(But) I HAVE a life
Sit at your desk, leave last, because it’s a barricade and “that’s a holy war we’re fighting” (don’t go to the toilet if you don’t really have to; that means less than twice a day).
Arrive home, pet the dogs briefly, eat hastily, fall asleep. Wake up, worry the dogs have not sh!tted. Walk the dogs. Enjoy the park at frozen snowed 1 am.
Occasionally fall asleep during private calls in the comfort of your home when it’s not that late (considered to be fun and funny by the other party only the first time).
Plan to have cake you flew with courtesy of your mom, but not have it, because you keep forgetting. Plan to box cake, have it with your (black-eyed) friends next door, but don’t because you… fall asleep!
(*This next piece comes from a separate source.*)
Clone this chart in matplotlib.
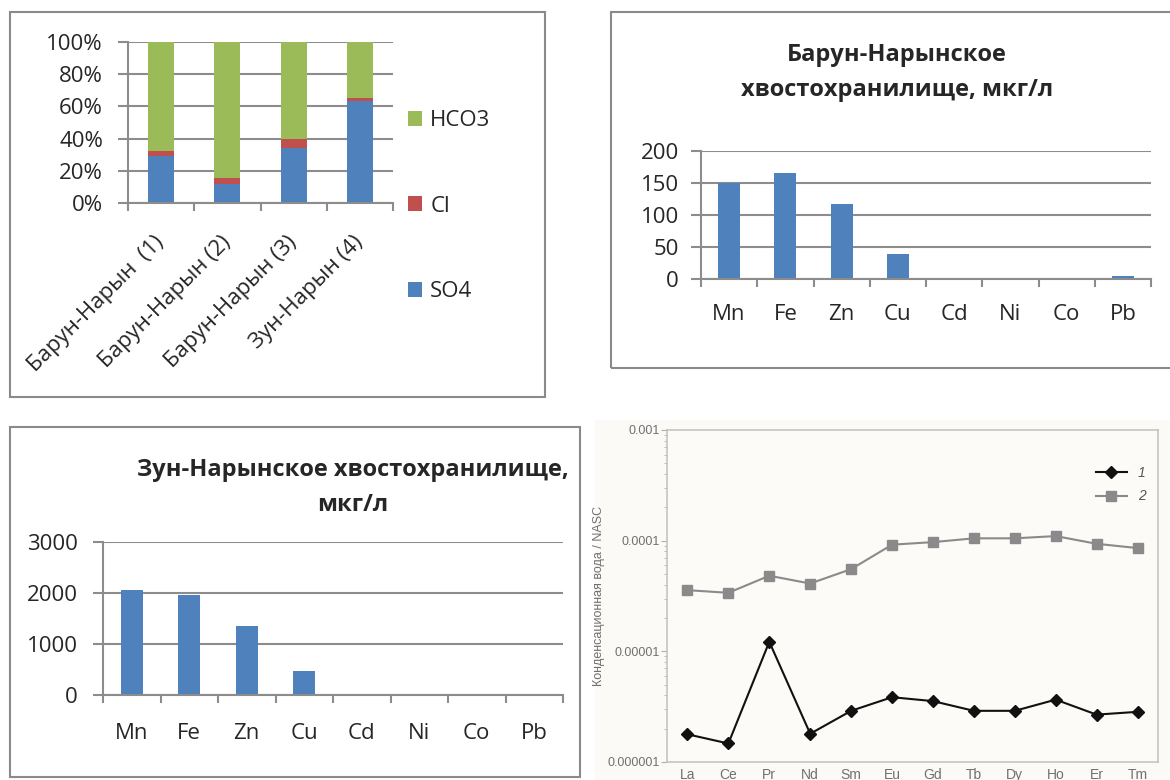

Plan to fix a thousand things that stare you in the face, they are little like having a haircut, or big like having your dishwasher fixed. But not, because during the little spare time you have left, you prefer to sleep in a little longer.
Finally, use a taxi, because you simply cannot afford the public transportation hustle, and taking 15 to 30 minutes for finding a parking place after drivingĀ 15 to 30 minutes simply does not add up, and you would feel like having a fit.
Postpone visits to the doctor, because you simply do not have the time to be sick. Talk about “life and work balance”, but simply know it’s corporate BS.
Other than those, look good, look smart, be smart, smile in a tired fashion, accept professional compliments and challenges alike, and go by “super” plus your first name.